A question, maybe medical, maybe psychological, about gay sex & a medical condition (NSFW and gross discussion inside)
Since you're past the NSFW tag, here's the more blunt version: I'm embarrassed to get fucked because of my hemorroids.
I'm a gay man who, over the years, has steadily had a more and more difficult time (psychologically) with receptive anal sex, due to the fact that I'm terribly self-conscious about hemorroids I've had almost my entire post-pubscent life. I suffered badly from IBS as a kid. In addition to having debilitating stomach cramps because of this, it also meant that I pushed too hard, and took far too long, when having a bowel movement. One hernia operation and a bunch of hemorroids later, I've learned how to control my diet and exercise such that I stay 'regular'... But I'm pretty sure my little 'friends' back there are permanent, at this point.
I saw a doctor some years ago about them, and after a cursory examination he proclaimed them not bad enough to warrant surgery (they were entirely un-swollen at the time, which makes me wonder how he could judge?), especially given that I don't really have flareups, in the sense that I hear about on TV. They never get sore or itchy. I could get elective surgery, he said, but then followed it up with horror stories about the recovery, potential infection, and in general explaining to me why he thought I shouldn't have the surgery if I didn't need it.

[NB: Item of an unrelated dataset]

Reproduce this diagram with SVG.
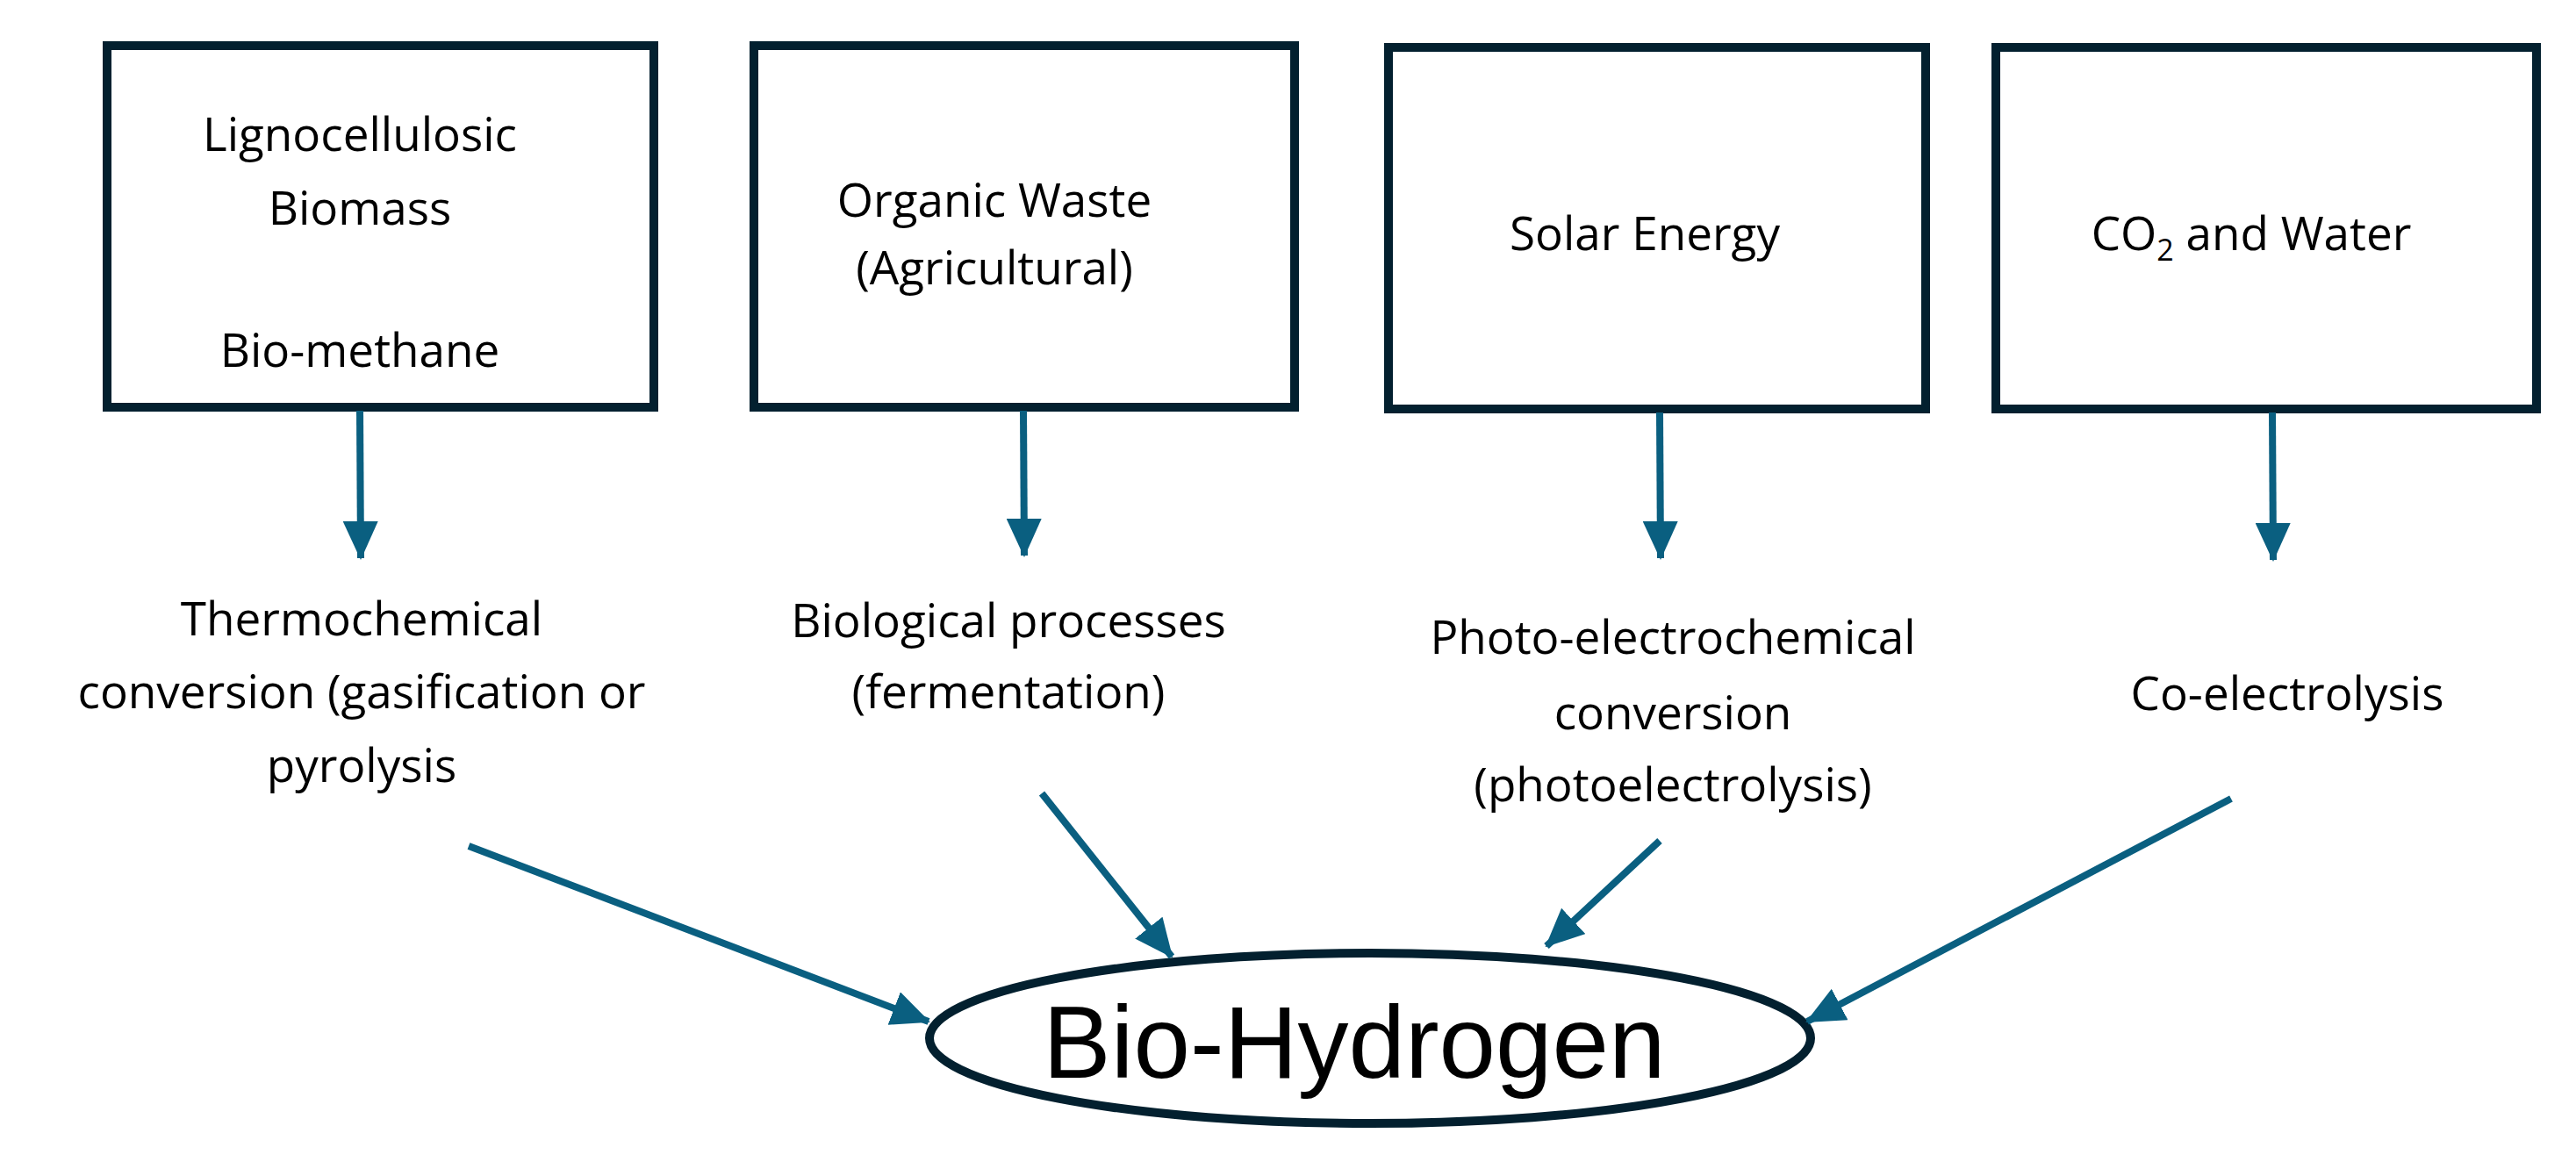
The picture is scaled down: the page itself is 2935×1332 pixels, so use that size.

Despite not getting flareups, the fact of life is they do swell up. When I have a bowel movement, yes, but also if I'm in any position that encourages my muscles to relax down there. This includes, I'll say politely, a number of sexual positions involved in foreplay as well as actual anal sex. Worse, they also tend to bleed easily -- I got used to this as a kid, but during sex, I'm terrified not just of my partner seeing the swelling back there, but also being disgusted/frightened/etc. by any blood that may show up.
I'm sorry to go into such detail, but I want to make clear the circumstances of the situation, because besides the health concerns of having receptive anal sex while bleeding, there's no medical reason why I can't enjoy being on the receiving end of anal sex. I've tried talking about it with partners, and they're mostly just confused as to why it would bother me. You'd think this would encourage me, but it mostly just makes me think I've done a good job hiding them, and if they ever saw them they'd run screaming from the bedroom. As a result, I've done it less and less, and when people ask if I want to I usually come up with some excuse why we shouldn't, while on the inside wishing desperately to say yes.
I've read every piece of medical advice online that I can on the subject of hemorroids, and I've come to the conclusion that my options are to wait for them to go away on their own, get surgery, or just live with them. Every other remedy is just voodoo. Mine have gotten neither bigger nor smaller over the years, no matter what I've done.
Does anyone have any advice on how to be less self-conscious about this? Has anyone gone through the surgery, and should I really not consider it? Do I have any options besides just getting the hell over it?